Leaders cannot afford to be rigid. Just ask Trump
"Sometimes, to move forward, you have to take a step back," a UAE-based corporate leader told me recently.
By Vicky Kapur (From the Executive Editor's desk)
Published: Sat 26 Jan 2019, 7:23 PM
Last updated: Sun 27 Jan 2019, 12:17 PM
In a surprise and a rather uncharacteristic climbdown on the Mexican border wall financing issue, US President Donald Trump finally blinked first and backed down to end, even if temporarily, the longest US government shutdown in history. The bill that Trump signed this Friday ended his 35-day-long stalemate with the Democrats over his demand for $5.7 billion to fund a wall along the US-Mexican border. The reopening of the government will pave the way to paying off the over 800,000 federal workers who've either been furloughed or forced to work without pay since December 22, 2018.
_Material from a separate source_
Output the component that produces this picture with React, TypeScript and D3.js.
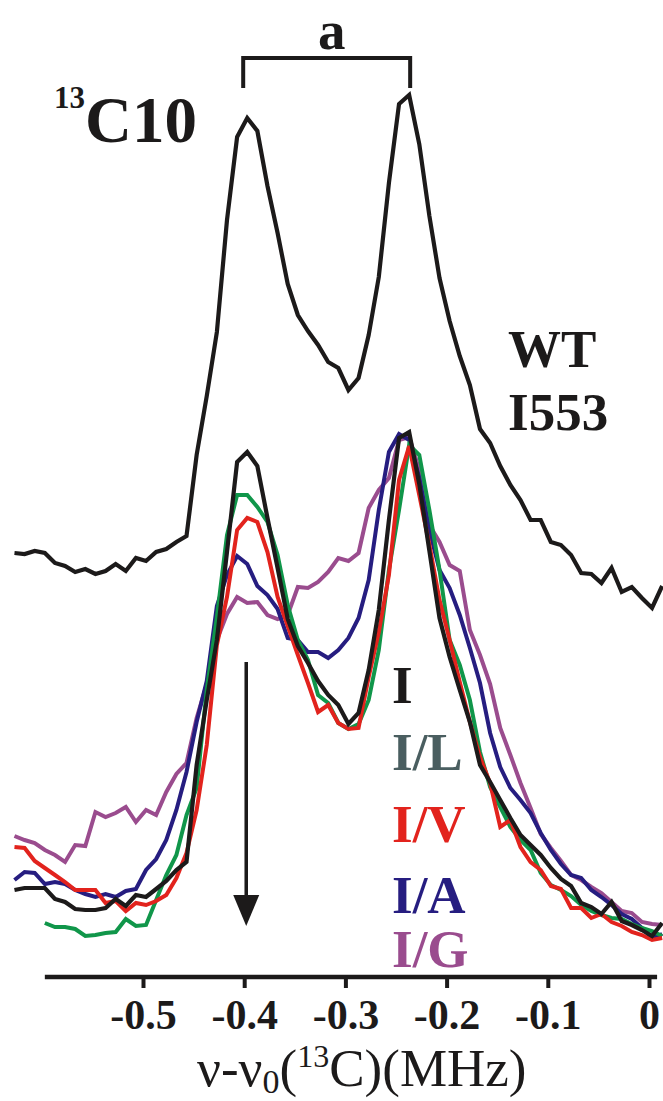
import { useEffect, useRef } from "react";
import * as d3 from "d3";

// frequency offset (MHz) of every sample
const freq = [
  -0.627, -0.617, -0.607, -0.597, -0.587, -0.577, -0.567, -0.557, -0.547, -0.537,
  -0.527, -0.517, -0.507, -0.497, -0.487, -0.477, -0.467, -0.457, -0.447, -0.437,
  -0.427, -0.417, -0.407, -0.397, -0.387, -0.377, -0.367, -0.357, -0.347, -0.337,
  -0.327, -0.317, -0.307, -0.297, -0.287, -0.277, -0.267, -0.257, -0.247, -0.237,
  -0.227, -0.217, -0.207, -0.197, -0.187, -0.177, -0.167, -0.157, -0.147, -0.137,
  -0.127, -0.117, -0.107, -0.097, -0.087, -0.077, -0.067, -0.057, -0.047, -0.037,
  -0.027, -0.017, -0.007, 0.003, 0.013,
];

// intensities (a.u., stacked)
const wtI553 = [
  424, 423, 426, 424, 414, 411, 405, 408, 403, 406,
  413, 406, 419, 416, 425, 428, 435, 441, 522, 581,
  645, 757, 840, 859, 846, 791, 744, 693, 662, 646,
  632, 615, 609, 587, 599, 642, 700, 794, 873, 882,
  833, 761, 699, 656, 621, 592, 548, 534, 511, 492,
  477, 457, 457, 435, 432, 422, 404, 403, 394, 409,
  385, 390, 379, 369, 391,
];
const seriesI = [
  87, 89, 89, 89, 78, 75, 68, 67, 67, 69,
  78, 71, 82, 80, 88, 96, 107, 115, 212, 277,
  337, 425, 515, 525, 511, 459, 409, 358, 331, 314,
  296, 282, 272, 253, 264, 307, 367, 457, 539, 545,
  493, 426, 359, 320, 287, 255, 212, 195, 177, 159,
  142, 132, 122, 109, 98, 91, 74, 70, 63, 75,
  56, 52, 47, 41, 54,
];
const seriesIL = [
  null, null, null, 54, 50, 50, 48, 41, 42, 44,
  45, 58, 51, 52, 77, 102, 122, 162, 189, 287,
  360, 442, 482, 482, 470, 455, 422, 372, 337, 317,
  282, 274, 254, 248, 253, 277, 327, 407, 467, 532,
  522, 467, 407, 337, 312, 277, 225, 190, 170, 150,
  137, 127, 104, 92, 87, 81, 72, 66, 62, 59,
  58, 53, 49, 46, 41,
];
const seriesIV = [
  130, 129, 116, 109, 102, 95, 87, 87, 87, 74,
  76, 66, 74, 72, 76, 82, 99, 124, 167, 232,
  332, 380, 447, 459, 455, 425, 380, 351, 322, 294,
  265, 272, 254, 248, 249, 300, 345, 402, 497, 531,
  482, 432, 377, 337, 295, 255, 220, 194, 150, 157,
  130, 115, 107, 91, 88, 69, 69, 59, 63, 55,
  51, 45, 42, 37, 39,
];
const seriesIA = [
  97, 105, 104, 93, 95, 93, 87, 83, 80, 83,
  80, 86, 88, 107, 118, 137, 167, 205, 255, 296,
  371, 402, 421, 413, 391, 382, 368, 339, 337, 325,
  325, 319, 327, 339, 359, 397, 467, 525, 543, 537,
  499, 447, 407, 389, 362, 329, 294, 244, 210, 189,
  177, 164, 144, 127, 113, 102, 99, 87, 80, 72,
  63, 58, 49, 39, 43,
];
const seriesIG = [
  141, 137, 134, 127, 122, 115, 132, 131, 165, 160,
  164, 170, 155, 167, 162, 185, 203, 214, 259, 293,
  337, 363, 380, 374, 375, 362, 358, 362, 390, 389,
  395, 405, 419, 416, 424, 469, 487, 499, 537, 540,
  507, 452, 435, 412, 406, 347, 322, 293, 249, 222,
  194, 169, 143, 129, 116, 102, 97, 90, 84, 75,
  66, 64, 55, 53, 52,
];

const tickValues = [-0.5, -0.4, -0.3, -0.2, -0.1, 0];
const legendLabels = ["I", "I/L", "I/V", "I/A", "I/G"];
const legendColors = ["#1c1a1a", "#4a5e60", "#e2231d", "#261d80", "#9a4c8e"];
const peakPositions = [-0.4, -0.236];

export default function App() {
  const svgRef = useRef(null);

  useEffect(() => {
    const W = 663, H = 1101;
    const serif = "'Liberation Serif', 'Times New Roman', serif";
    const ink = "#1c1a1a";
    const svg = d3.select(svgRef.current);
    svg.selectAll("*").remove();
    svg.attr("viewBox", `0 0 ${W} ${H}`);

    svg.append("rect").attr("width", W).attr("height", H).attr("fill", "#fff");

    const x = d3.scaleLinear().domain([-0.5, 0]).range([143, 649]);
    const y = d3.scaleLinear().domain([0, 900]).range([977, 77]);

    const line = d3.line<any>()
      .defined(d => d[1] != null)
      .x(d => x(d[0]))
      .y(d => y(d[1]));

    const curves = [
      { data: seriesIG, color: legendColors[4], w: 4 },
      { data: seriesIA, color: legendColors[3], w: 4 },
      { data: seriesIL, color: "#10964a", w: 4 },
      { data: seriesIV, color: legendColors[2], w: 4 },
      { data: seriesI, color: ink, w: 4.2 },
      { data: wtI553, color: ink, w: 4.2 },
    ];
    curves.forEach(c => {
      svg.append("path")
        .datum(freq.map((f, i) => [f, c.data[i]]))
        .attr("fill", "none")
        .attr("stroke", c.color)
        .attr("stroke-width", c.w)
        .attr("stroke-linejoin", "miter")
        .attr("stroke-miterlimit", 2.5)
        .attr("d", line);
    });

    // axis
    const ax = svg.append("g").attr("transform", `translate(0,${y(0)})`)
      .call(d3.axisBottom(x).tickValues(tickValues).tickSize(11).tickSizeOuter(0).tickPadding(11)
        .tickFormat(d => `${d}`));
    ax.select(".domain").remove();
    ax.selectAll("line").attr("stroke", ink).attr("stroke-width", 4);
    ax.selectAll("text").attr("fill", ink).attr("font-family", serif)
      .attr("font-weight", "bold").attr("font-size", 42).attr("dy", "0.71em");
    ax.append("line").attr("x1", x(-0.597)).attr("x2", x(0.008)).attr("y1", 0).attr("y2", 0)
      .attr("stroke", ink).attr("stroke-width", 4.5);

    // axis title
    const t = svg.append("text").attr("x", 197).attr("y", 1086)
      .attr("font-family", serif).attr("font-size", 53).attr("fill", ink);
    t.append("tspan").text("\u03bd-\u03bd");
    t.append("tspan").attr("font-size", 34).attr("dy", 7).text("0");
    t.append("tspan").attr("dy", -7).text("(");
    t.append("tspan").attr("font-size", 32).attr("dy", -19).text("13");
    t.append("tspan").attr("dy", 19).text("C)(MHz)");

    // bracket and "a"
    const bx0 = x(peakPositions[0]) - 1, bx1 = x(peakPositions[1]);
    svg.append("path").attr("d", `M${bx0},88V58H${bx1}V88`)
      .attr("fill", "none").attr("stroke", ink).attr("stroke-width", 4);
    svg.append("text").attr("x", (bx0 + bx1) / 2 + 5).attr("y", 49).attr("text-anchor", "middle")
      .attr("font-family", serif).attr("font-weight", "bold").attr("font-size", 55)
      .attr("fill", ink).text("a");

    // 13C10 label
    const lab = svg.append("text").attr("x", 54).attr("y", 142)
      .attr("font-family", serif).attr("font-weight", "bold").attr("fill", ink);
    lab.append("tspan").attr("font-size", 31).attr("dy", -34).text("13");
    lab.append("tspan").attr("font-size", 65).attr("dy", 34).text("C10");

    // WT I553
    ["WT", "I553"].forEach((s, i) => {
      svg.append("text").attr("x", 508).attr("y", 367 + i * 63)
        .attr("font-family", serif).attr("font-weight", "bold").attr("font-size", 53)
        .attr("fill", ink).text(s);
    });

    // legend
    const legY = [703, 770, 842, 913, 967];
    legendLabels.forEach((s, i) => {
      svg.append("text").attr("x", 392).attr("y", legY[i])
        .attr("font-family", serif).attr("font-weight", "bold").attr("font-size", 53)
        .attr("fill", legendColors[i]).text(s);
    });

    // arrow
    const axr = x(-0.398);
    svg.append("line").attr("x1", axr).attr("x2", axr).attr("y1", 662).attr("y2", 900)
      .attr("stroke", ink).attr("stroke-width", 3.5);
    svg.append("path").attr("d", `M${axr - 13},895L${axr + 13},895L${axr},926Z`).attr("fill", ink);
  }, []);

  return (
    <svg ref={svgRef} width={663} height={1101}
      style={{ position: "absolute", left: 0, top: 0, display: "block" }} />
  );
}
Even as the US leader said he would "make sure that all employees receive their back pay very quickly or as soon as possible," he forfeited the opportunity to give the reopening a human face - that of the federal workers. Instead, he chose to stick with his "wall or steel slats" pet theme. Even in his "surrender" (that's what the US media is putting it down as), Trump reiterated, in his typical aggressive negotiation style, that this was only an interim step and that he was ready to unleash the 'emergency' bazooka if he didn't get his way in the next 20-odd days.
Now, Trump is a renowned TV personality and former host of business reality shows like The Apprentice besides being the author of the 1987 bestseller The Art of the Deal. He's known to have cracked multi-billion dollar deals to his advantage in the blink of an eye. Maybe. But the way he's operated so far as the US President highlights that he's just got one negotiating style: to try and browbeat the opposition into submission. But what happens when a Kim Jong-un or a Nancy Pelosi dig in? He ends up giving up much more to such opponents at the altar of his ego. If you're a businessman, such temper tantrums are bad for your finances. But when you're the President of the United States, being stubborn can be bad not just for your own country but also for a good part of the world.
Whether in politics or in the corporate world, we come across examples of both good and bad leaders. More likely, leaders can be both good and bad at the same time. Leaders can be visionaries but may still throw tantrums. They can be honest to the core but still be very self-centred. They can have great decision-making abilities but still be overly demanding. They can be committed and impulsive, empowering and frustrating, creative and unmanageable. all at the same time. Leaders, like the rest of us, are only human.
But the one thing that a leader cannot afford to be is stubborn. Soft negotiations where you show respect to the other side and their demands is a proven technique to bring in results. An interesting recent conversation I had with one of the top corporate heads of a UAE-based business group defogged this very complex issue quite simply. "Sometimes, to move forward, you have to take a step back," the leader told me in response to a question regarding a recent development. "Like a tiger crouching before jumping," he said. Maybe it's time for Trump to crouch and yield on the border wall issue.